Mortgage Rates Down, Home Sales Up….But for How Long?
These are exciting times to be a mortgage blogger; rarely is there so much fodder for posts! For example, in the last couple weeks, mortgage rates dropped to record lows across-the-board, and housing data indicated that the housing market is still in recovery mode. With both of these developments, one has to wonder whether they are sustainable?

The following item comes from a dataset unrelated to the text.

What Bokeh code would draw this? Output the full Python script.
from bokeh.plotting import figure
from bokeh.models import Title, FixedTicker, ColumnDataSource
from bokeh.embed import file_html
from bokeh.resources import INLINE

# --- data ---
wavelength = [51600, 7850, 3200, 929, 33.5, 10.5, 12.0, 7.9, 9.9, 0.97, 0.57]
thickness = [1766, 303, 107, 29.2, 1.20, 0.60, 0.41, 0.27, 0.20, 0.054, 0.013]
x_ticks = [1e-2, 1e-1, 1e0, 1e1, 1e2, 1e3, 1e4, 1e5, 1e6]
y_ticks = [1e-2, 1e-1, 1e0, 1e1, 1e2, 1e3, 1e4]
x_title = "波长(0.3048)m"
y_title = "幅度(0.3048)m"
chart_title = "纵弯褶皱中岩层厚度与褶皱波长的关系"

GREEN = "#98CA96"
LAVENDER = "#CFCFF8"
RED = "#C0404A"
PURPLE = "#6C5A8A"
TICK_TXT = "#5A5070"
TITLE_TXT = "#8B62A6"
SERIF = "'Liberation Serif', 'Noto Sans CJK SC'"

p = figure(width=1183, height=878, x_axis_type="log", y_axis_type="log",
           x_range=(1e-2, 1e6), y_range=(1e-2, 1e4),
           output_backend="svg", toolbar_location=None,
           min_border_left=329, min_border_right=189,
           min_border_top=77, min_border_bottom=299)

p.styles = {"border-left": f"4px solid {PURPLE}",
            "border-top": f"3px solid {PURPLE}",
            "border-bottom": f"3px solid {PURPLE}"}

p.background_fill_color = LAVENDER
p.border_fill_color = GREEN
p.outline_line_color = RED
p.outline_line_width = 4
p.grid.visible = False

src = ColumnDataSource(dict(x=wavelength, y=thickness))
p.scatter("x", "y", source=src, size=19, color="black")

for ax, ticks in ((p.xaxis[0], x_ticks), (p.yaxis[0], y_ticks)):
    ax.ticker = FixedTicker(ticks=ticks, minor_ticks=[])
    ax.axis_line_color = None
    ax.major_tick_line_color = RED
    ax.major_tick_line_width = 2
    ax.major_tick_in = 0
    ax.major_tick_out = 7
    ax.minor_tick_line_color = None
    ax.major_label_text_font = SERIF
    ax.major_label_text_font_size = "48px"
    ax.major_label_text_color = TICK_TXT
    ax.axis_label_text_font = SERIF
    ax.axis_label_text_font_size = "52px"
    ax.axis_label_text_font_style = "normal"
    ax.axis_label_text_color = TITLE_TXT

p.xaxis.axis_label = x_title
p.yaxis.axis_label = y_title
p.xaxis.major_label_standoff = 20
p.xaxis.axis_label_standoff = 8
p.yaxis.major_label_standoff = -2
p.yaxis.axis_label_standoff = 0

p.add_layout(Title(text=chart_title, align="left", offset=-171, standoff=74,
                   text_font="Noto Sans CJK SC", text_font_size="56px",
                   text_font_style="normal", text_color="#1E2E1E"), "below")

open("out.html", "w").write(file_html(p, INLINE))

Let’s begin with the mortgage rates story. According to the most recent Freddie Mac Primary Mortgage Market Survey, the average 30-year Fixed Rate Mortgage can be had for the jaw-droppingly low rate of 4.71%. The average rate for a 15-year fixed rate mortgage, meanwhile, is now only 4.27%. Both of these represent record lows. While the Fed has basically stopped buying housing securities, this slack has been picked up by private investors, that are buying Treasury securities (for reasons basically unrelated to the housing market), and sending mortgages rates lower in the process.

One would thing that rates would have fallen enough to entice a fresh group of borrowers to enter the market, but apparently this just isn’t the case. Perhaps, this is due to tighter lending standards, such that the problem is not a lack of potential borrowers, but rather a lack of eligible borrowers. “Credit standards are ‘definitely tighter than they were’ in previous years, said a [real estate agent]. “At least two years of job history, low debt and a good credit score are essential to securing a loan. ‘You have to have all three, you can’t be missing one,’ he said.” In any event, “Mortgage applications for home purchases in the U.S. have fallen to the lowest level in 12 years,” according to the Mortgage Bankers Association.

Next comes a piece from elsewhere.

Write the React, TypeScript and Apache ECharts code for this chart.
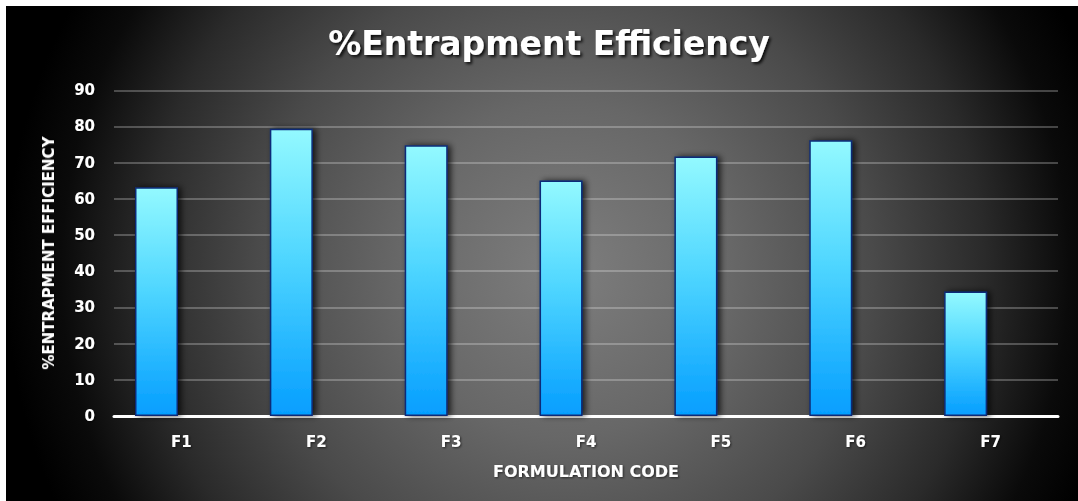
import React, { useEffect, useRef } from "react";
import * as echarts from "echarts";

// Formulation codes and their measured entrapment efficiency (%)
const categories = ["F1", "F2", "F3", "F4", "F5", "F6", "F7"];
const efficiency = [63.2, 79.4, 74.8, 65.1, 71.7, 76.2, 34.4];
const yTicks = { min: 0, max: 90, interval: 10 };

const W = 1078;
const H = 501;

export default function App() {
  const ref = useRef<HTMLDivElement>(null);

  useEffect(() => {
    if (!ref.current) return;
    const chart = echarts.init(ref.current, undefined, { renderer: "svg" });

    const boldFont = "DejaVu Sans";
    const softShadow = {
      textShadowColor: "rgba(0,0,0,0.6)",
      textShadowBlur: 2,
      textShadowOffsetX: 1,
      textShadowOffsetY: 1,
    };

    chart.setOption({
      animation: false,
      backgroundColor: "#ffffff",
      graphic: [
        {
          type: "rect",
          z: -10,
          silent: true,
          shape: { x: 6, y: 6, width: W - 6, height: H - 6 },
          style: {
            fill: {
              type: "radial",
              x: 565,
              y: 270,
              r: 560,
              global: true,
              colorStops: [
                { offset: 0, color: "#7e7e7e" },
                { offset: 0.3, color: "#676767" },
                { offset: 0.55, color: "#4a4a4a" },
                { offset: 0.75, color: "#2a2a2a" },
                { offset: 0.9, color: "#0a0a0a" },
                { offset: 1, color: "#000000" },
              ],
            },
          },
        },
      ],
      title: {
        text: "%Entrapment Efficiency",
        left: 544,
        top: 22,
        textAlign: "center",
        textStyle: {
          color: "#ffffff",
          fontFamily: boldFont,
          fontWeight: "bold",
          fontSize: 33,
          textShadowColor: "rgba(0,0,0,0.85)",
          textShadowBlur: 3,
          textShadowOffsetX: 2,
          textShadowOffsetY: 2,
        },
      },
      grid: {
        left: 114,
        right: 20,
        top: 90.3,
        bottom: 85,
        containLabel: false,
      },
      xAxis: {
        type: "category",
        data: categories,
        name: "FORMULATION CODE",
        nameLocation: "middle",
        nameGap: 47,
        nameTextStyle: {
          color: "#ffffff",
          fontFamily: boldFont,
          fontWeight: "bold",
          fontSize: 16,
          ...softShadow,
        },
        axisLine: { show: true, lineStyle: { color: "#ffffff", width: 3 } },
        axisTick: { show: false },
        axisLabel: {
          color: "#ffffff",
          fontFamily: boldFont,
          fontWeight: "bold",
          fontSize: 15,
          margin: 18,
          ...softShadow,
        },
        splitLine: { show: false },
      },
      yAxis: {
        type: "value",
        min: yTicks.min,
        max: yTicks.max,
        interval: yTicks.interval,
        name: "%ENTRAPMENT EFFICIENCY",
        nameLocation: "middle",
        nameGap: 58,
        nameRotate: 90,
        nameTextStyle: {
          color: "#ffffff",
          fontFamily: boldFont,
          fontWeight: "bold",
          fontSize: 15,
          ...softShadow,
        },
        axisLine: { show: false },
        axisTick: { show: false },
        axisLabel: {
          color: "#ffffff",
          fontFamily: boldFont,
          fontWeight: "bold",
          fontSize: 15,
          margin: 19,
          ...softShadow,
        },
        splitLine: {
          show: true,
          lineStyle: { color: "rgba(255,255,255,0.33)", width: 1.5 },
        },
      },
      series: [
        {
          type: "bar",
          name: "%Entrapment Efficiency",
          data: efficiency,
          barWidth: 43,
          barGap: "16%",
          itemStyle: {
            color: {
              type: "linear",
              x: 0,
              y: 0,
              x2: 0,
              y2: 1,
              colorStops: [
                { offset: 0, color: "#93f9ff" },
                { offset: 0.45, color: "#4fd6ff" },
                { offset: 1, color: "#059eff" },
              ],
            },
            borderColor: "#0b2c78",
            borderWidth: 1.5,
            shadowColor: "rgba(0,0,0,0.75)",
            shadowBlur: 6,
            shadowOffsetX: 3,
            shadowOffsetY: 0,
          },
        },
        {
          // empty companion slot of the clustered layout
          type: "bar",
          name: "",
          data: [],
          barWidth: 43,
          barGap: "16%",
        },
      ],
    });

    return () => chart.dispose();
  }, []);

  return (
    <div
      ref={ref}
      style={{ position: "fixed", left: 0, top: 0, width: W, height: H }}
    />
  );
}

Despite lower demand for mortgages, demand for homes is generally picking up. This is supported by the data: “Sales of new homes rose more than 6 percent in October…Home prices rose in 11 major metro areas in September.” There has been a “24% gain in existing home sales since January…[and] 22% increase in new-home purchases…[and] 40% rise in single-family housing starts.” Meanwhile, inventory is sinking, and “It would take 7.5 months to sell their inventory at the September sales rate, down from a peak of 12.4 months in January.”

On the other hand, all of the indicators remain down on a year-over-year basis, and there remain significant discrepencies in the data that are skewing the results. For example, prices are still falling in a handful of cities (9 at last count), while some regions (the south and midwest) are stronger than others, and lower-end home prices are rising faster than their higher-end counterparts. In other words, the data remains muddled. The best that can be said is that the US housing market has stabilized on an aggregate basis; unfortunately, this isn’t very meaningful.

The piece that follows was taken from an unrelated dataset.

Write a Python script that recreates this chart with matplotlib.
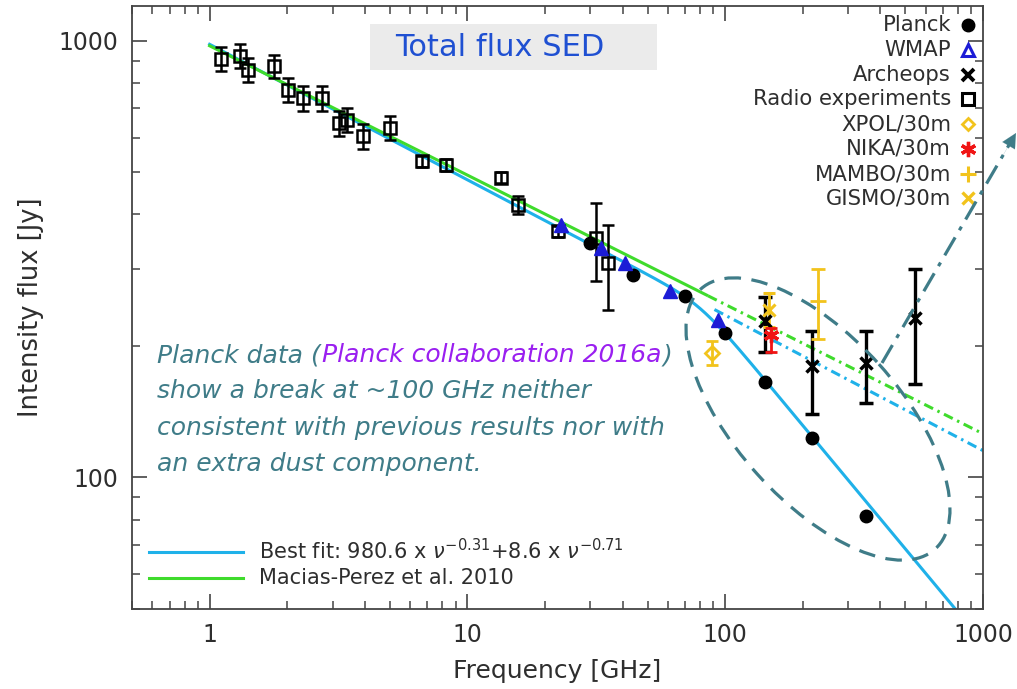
import numpy as np
import matplotlib
matplotlib.use("Agg")
import matplotlib.pyplot as plt
from matplotlib.patches import Ellipse, Rectangle
from matplotlib.ticker import LogLocator, NullFormatter, FuncFormatter

# ---------------- data ----------------
planck_freq = [30, 44, 70, 100, 143, 217, 353]
planck_flux = [344, 290, 260, 214, 165, 123, 81.8]

wmap_freq = [23, 33, 41, 61, 94]
wmap_flux = [379, 335, 310, 267, 229]

archeops_freq = [143, 217, 353, 545]
archeops_flux = [228, 180, 183, 232]
archeops_lo = [194, 140, 148, 164]
archeops_hi = [259, 216, 216, 300]

radio_freq = [1.11, 1.31, 1.41, 1.77, 2.01, 2.30, 2.73, 3.17, 3.41, 3.93,
              5.02, 6.67, 8.27, 13.5, 15.7, 22.4, 31.5, 35.0]
radio_flux = [908, 924, 858, 874, 772, 739, 739, 648, 659, 604,
              631, 529, 520, 485, 421, 366, 353, 310]
radio_err = [58, 58, 55, 55, 50, 48, 48, 42, 42, 39,
             40, 16, 16, 14, 20, 11, 72, 68]

xpol_freq, xpol_flux, xpol_lo, xpol_hi = [88.5], [193], [181], [205]
nika_freq, nika_flux, nika_lo, nika_hi = [150], [212], [194], [220]
mambo_freq, mambo_flux, mambo_lo, mambo_hi = [230], [253], [207], [300]
gismo_freq, gismo_flux, gismo_lo, gismo_hi = [148], [242], [221], [265]

# fitted models
best_amp, best_idx_low, best_idx_high, best_break = 980.6, -0.31, -0.71, 80.0
best_sharpness = 8.0
macias_amp, macias_idx = 973.0, -0.296
extrap_start = 85.0

legend_labels = ["Planck", "WMAP", "Archeops", "Radio experiments",
                 "XPOL/30m", "NIKA/30m", "MAMBO/30m", "GISMO/30m"]

# ---------------- styling ----------------
W, H, DPI = 1017, 689, 100
C_TXT = "#2e2e2e"
C_BLUE_LINE = "#1fb1e9"
C_GREEN_LINE = "#3fdb2c"
C_WMAP = "#1c1cd6"
C_GOLD = "#f2c31c"
C_RED = "#f01414"
C_TEAL = "#3f7c88"
C_PURPLE = "#9a1ff0"

plt.rcParams["font.family"] = ["DejaVu Sans"]
plt.rcParams["mathtext.fontset"] = "dejavusans"

fig = plt.figure(figsize=(W / DPI, H / DPI), dpi=DPI)
ax = fig.add_axes([132 / W, 1 - 609 / H, (983 - 132) / W, (609 - 6) / H])
ax.set_xscale("log")
ax.set_yscale("log")
ax.set_xlim(0.5, 1000)
ax.set_ylim(50, 1200)

for sp in ax.spines.values():
    sp.set_color("#444444")
    sp.set_linewidth(1.3)

fmt = FuncFormatter(lambda v, p: f"{v:g}")
for axis in (ax.xaxis, ax.yaxis):
    axis.set_major_locator(LogLocator(base=10))
    axis.set_minor_locator(LogLocator(base=10, subs=np.arange(2, 10)))
    axis.set_major_formatter(fmt)
    axis.set_minor_formatter(NullFormatter())
ax.tick_params(which="both", direction="in", top=True, right=True,
               color="#444444", labelcolor=C_TXT, labelsize=17)
ax.tick_params(which="major", length=11, width=1.2, pad=10)
ax.tick_params(which="minor", length=5.5, width=1.1)
ax.set_xlabel("Frequency [GHz]", fontsize=18, color=C_TXT, labelpad=9)
ax.set_ylabel("Intensity flux [Jy]", fontsize=18.5, color=C_TXT, labelpad=10)

# ---------------- model curves ----------------
nu = np.logspace(0, 3, 600)
best = best_amp * nu ** best_idx_low * (1 + (nu / best_break) ** best_sharpness) ** (
    (best_idx_high - best_idx_low) / best_sharpness)
ax.plot(nu, best, color=C_BLUE_LINE, lw=2.2, zorder=2)

nu_lo = nu[nu <= extrap_start]
nu_hi = nu[nu >= extrap_start]
ax.plot(nu_lo, macias_amp * nu_lo ** macias_idx, color=C_GREEN_LINE, lw=2.2, zorder=2)
dashdot = (0, (3.2, 1.6, 0.8, 1.6))
ax.plot(nu_hi, macias_amp * nu_hi ** macias_idx, color=C_GREEN_LINE, lw=2.2,
        linestyle=dashdot, zorder=2)
nu_b = nu[nu >= 90]
ax.plot(nu_b, best_amp * nu_b ** best_idx_low, color=C_BLUE_LINE, lw=2.2,
        linestyle=dashdot, zorder=2)

# ---------------- data points ----------------
def asym(flux, lo, hi):
    f = np.asarray(flux)
    return [f - np.asarray(lo), np.asarray(hi) - f]

ax.errorbar(radio_freq, radio_flux, yerr=radio_err, fmt="s", ms=8.5, mfc="none",
            mec="black", mew=1.8, ecolor="black", elinewidth=1.8, capsize=4,
            capthick=1.8, zorder=4)
ax.plot(planck_freq, planck_flux, "o", ms=9, color="black", zorder=5)
ax.plot(wmap_freq, wmap_flux, "^", ms=10, color=C_WMAP, zorder=5)
ax.errorbar(archeops_freq, archeops_flux,
            yerr=asym(archeops_flux, archeops_lo, archeops_hi), fmt="x", ms=9,
            mew=2.5, color="black", elinewidth=2.4, capsize=5, capthick=2.4, zorder=6)
ax.errorbar(xpol_freq, xpol_flux, yerr=asym(xpol_flux, xpol_lo, xpol_hi), fmt="D",
            ms=7, mfc="none", mec=C_GOLD, mew=2, ecolor=C_GOLD, elinewidth=2,
            capsize=4, capthick=2, zorder=6)
ax.errorbar(gismo_freq, gismo_flux, yerr=asym(gismo_flux, gismo_lo, gismo_hi),
            fmt="x", ms=9, mew=2.2, color=C_GOLD, elinewidth=2, capsize=4,
            capthick=2, zorder=6)
ax.errorbar(nika_freq, nika_flux, yerr=asym(nika_flux, nika_lo, nika_hi),
            fmt="none", ecolor=C_RED, elinewidth=2, capsize=4, capthick=2, zorder=7)
ax.plot(nika_freq, nika_flux, marker=(6, 2, 0), ms=11, mew=2.4, color=C_RED,
        ls="none", zorder=7)
ax.errorbar(mambo_freq, mambo_flux, yerr=asym(mambo_flux, mambo_lo, mambo_hi),
            fmt="+", ms=12, mew=2, color=C_GOLD, elinewidth=2, capsize=5,
            capthick=2, zorder=6)

# ---------------- overlay in pixel units ----------------
ov = fig.add_axes([0, 0, 1, 1], facecolor="none")
ov.set_xlim(0, W)
ov.set_ylim(H, 0)
ov.axis("off")

# legend with markers on the right
leg_y = [25, 50, 75, 99, 124, 149, 174, 198]
leg_style = [
    dict(marker="o", ms=9, color="black"),
    dict(marker="^", ms=9, mfc="none", mec=C_WMAP, mew=2.2),
    dict(marker="x", ms=9, mew=2.8, color="black"),
    dict(marker="s", ms=8.5, mfc="none", mec="black", mew=2.2),
    dict(marker="D", ms=6.5, mfc="none", mec=C_GOLD, mew=2),
    dict(marker=(6, 2, 0), ms=11, mew=2.4, color=C_RED),
    dict(marker="+", ms=11, mew=2.2, color=C_GOLD),
    dict(marker="x", ms=9, mew=2.4, color=C_GOLD),
]
for lab, y, st in zip(legend_labels, leg_y, leg_style):
    ov.text(951, y, lab, ha="right", va="center", fontsize=15.2, color=C_TXT)
    ov.plot([968], [y], ls="none", **st)

# legend for the model lines
ov.plot([149, 243], [552, 552], color=C_BLUE_LINE, lw=2.2)
ov.plot([149, 243], [578, 578], color=C_GREEN_LINE, lw=2.2)
ov.text(259, 551, r"Best fit: 980.6 x $\nu^{-0.31}$+8.6 x $\nu^{-0.71}$",
        ha="left", va="center", fontsize=15, color=C_TXT)
ov.text(259, 578, "Macias-Perez et al. 2010", ha="left", va="center",
        fontsize=15, color=C_TXT)

# title box
ov.add_patch(Rectangle((370, 24), 287, 46, facecolor="#ebebeb", edgecolor="none",
                       zorder=1))
ov.text(500, 47, "Total flux SED", ha="center", va="center", fontsize=22,
        color="#1f50d2", zorder=2)

# annotation text
renderer = fig.canvas.get_renderer()
note_kw = dict(fontsize=18, style="italic", va="center", ha="left")
x0 = 157
lines = [
    [("Planck data (", C_TEAL), ("Planck collaboration 2016a", C_PURPLE), (")", C_TEAL)],
    [("show a break at ~100 GHz neither", C_TEAL)],
    [("consistent with previous results nor with", C_TEAL)],
    [("an extra dust component.", C_TEAL)],
]
for i, parts in enumerate(lines):
    x = x0
    y = 355 + 36.5 * i
    for s, c in parts:
        t = ov.text(x, y, s, color=c, **note_kw)
        x += t.get_window_extent(renderer=renderer).width + 1

# dashed ellipse around the high-frequency break
ov.add_patch(Ellipse((818, 419), 2 * 175, 2 * 82, angle=48, fill=False,
                     edgecolor=C_TEAL, lw=2.3, linestyle=(0, (5.2, 3.3))))

# dash-dot arrow leaving the ellipse
tail = np.array([882.0, 363.0])
tip = np.array([1016.0, 133.0])
d = (tip - tail) / np.hypot(*(tip - tail))
ov.plot([tail[0], (tip - 14 * d)[0]], [tail[1], (tip - 14 * d)[1]], color=C_TEAL,
        lw=2.3, linestyle=(0, (6.5, 2.6, 1.3, 2.6)))
ov.annotate("", xy=tip, xytext=tip - 26 * d,
            arrowprops=dict(arrowstyle="-|>", mutation_scale=26, color=C_TEAL,
                            lw=0.1, shrinkA=0, shrinkB=0))

fig.savefig("out.png", dpi=DPI)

Going forward, the picture is even more unclear. The National Association of Realtors (which has a vested interest in rising prices…) is “forecasting 5.69 million existing home sales in 2010, up from an anticipated 5.01 million this year….’The fear factor will no longer be at play in 2010.’ ” said the association’s Chief Economist. There are certainly reasons to be optimistic, considering that supply is shrinking and the economy (and jobs situation) is improving.
On the other side of the debate are those analysts that have used expressions such as “rocky rebound” and “double dip” to describe their forecasts, with one prominent economist declaring pointedly that “The housing crash is not over.” Such analysts have argued that a combination of sustained high unemployment and a release of the so-called shadow inventory will cripple the market over the next couple years, before it ultimately recovers.
This shadow inventory consists of homeowners that want to sell but will instead wait until prices rise before attempting to do so, as well as foreclosed properties that are being held off the market by lenders, and properties that have not yet been foreclosed upon but probably will be in the next couple years. For example, “7.5 million foreclosure sales will have taken place between 2006 and 2011. The majority of these sales, however, have not emerged yet, with 4.8 million foreclosure sales expected between 2009 and 2011.” In addition, government efforts aimed (separately) at limiting foreclosure and stimulating demand continue to distort the market. When they expire in 2010, it seems that a correction will have to take place.
In short, it’s impossible to say whether this is the time to enter the market. Prices are rising, but could fall. Rates are low, and could rise. The government will give you $8,000 to buy a house, but perhaps houses will fall by more than $8,000 after this artificial support structure is removed. Still, if you forget about the future and concentrate solely on the present, being a buyer has rarely been so sweet!